HB/Ops Center Display

The Situation

Management wanted to surface key status indicators from our personnel qualifications system (another system I developed) in the new Operations Center. This would provide decision support to staff serving field and air crew and had a direct impact on safety and operational efficiency.

The quals subsystem I developed was built around the individual PC user, sitting at a desks at a screen. But when the Ops Center started being designed, we quickly realized that the existing application would need to be expanded somehow to reach a wider “audience” in the Ops Center, and still permit some interactivity and configuration too.

That was the funnest thing about this project, figuring out how to do that last thing.

Required:

  • Big screen Ops Center display of data state of the HB/quals system
  • Instant update of information the second it hits other areas of the system.
  • A way to permit staff to build their own dashboards
  • A solution which added value for all system users, not just the Ops Center.
Regular Quals Dashboard Large Screen App launched. placeholder image 3
(Left picture) shows the admin screen in the quals subsystem I developed. Good for admin staff … NOT good for Ops Center screens! (Center picture) shows the end result, a new big picture mode screen which is launched from the admin screen. (Right) We ran this app alongside commercial SaaS in the OpsCenter 24x7

Solution path

Rather than go with a standalone app, I added a new feature to the existing system (HB/Quals) which puts the application into a special large screen mode.

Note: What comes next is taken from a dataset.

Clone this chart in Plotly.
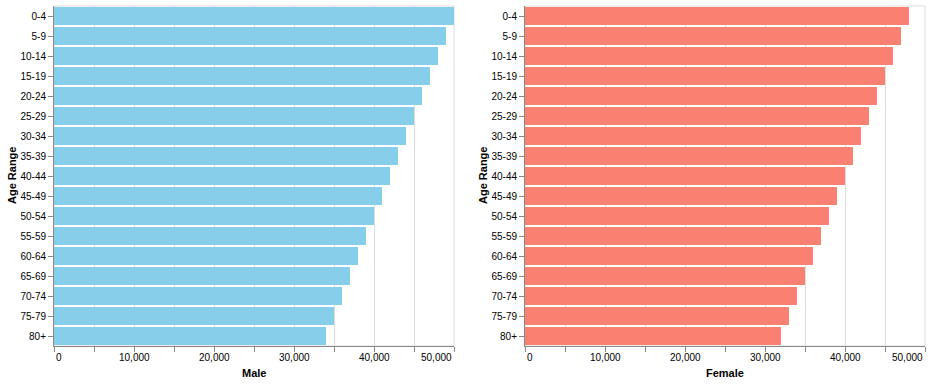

Staff can see instantly the status of personnel in the field as logistics evolve and they need to make decisions.

The direct result doing it this way was it was a feature that every system user benefitted from. They could use it in Peru on a desktop, or a large monitor in New Guinea and it would still update events in near real time. (Given decent connectivity)

This was one of many systems I developed while working in this group. Look for other items starting with HB/

Burndown / Debrief

This was operational within one sprint of effort, and further refined over an additional two sprints as users had an artifact to work off of and generated new ideas and mod requests.

There were many opportunities to innovate at this company.

New requirements became easy to address once the base platform framework was developed.

Tech Talk

This is where the message-based design really paid off.

All I had to do to implement the automatic updating feature was write an adapter taking messages off of the MassTransit bus and pushing them through a SignalR hub and also implement the javascript to update the display when new information was pushed.

SignalR is such a great toolkit. It’s an implementation of rpc style callbacks for javascript functions.

Basically, this pattern lets the web page running on the users browser subscribe to certain events. And when those events occur, the event triggers a javascript function running in the web browser, receiving data from that event.

This app received events to update the status (color of the dot, presence of the dot) of each displayed user/track. It also subscribed to another message type to handle crawler messages appearing at the bottom of the screen.

For the most part, I just had to adapt to a few messages already occuring as part of the system’s normal operation, and turn them into SignalR events.

System Features:

  • Looping display of tracks & membership status (pausable)
  • Crawler notifications
  • Any actions taken in the other systems which affect the qualification status of a displayed user is immediately updated on any screen viewing this page. This includes any web user in the world who has the page up on their browser.
  • Users can build their own dashboard to display by selecting tracks.

Tech: ASP.Net MVC, SignalR, javascript, jquery Windows services.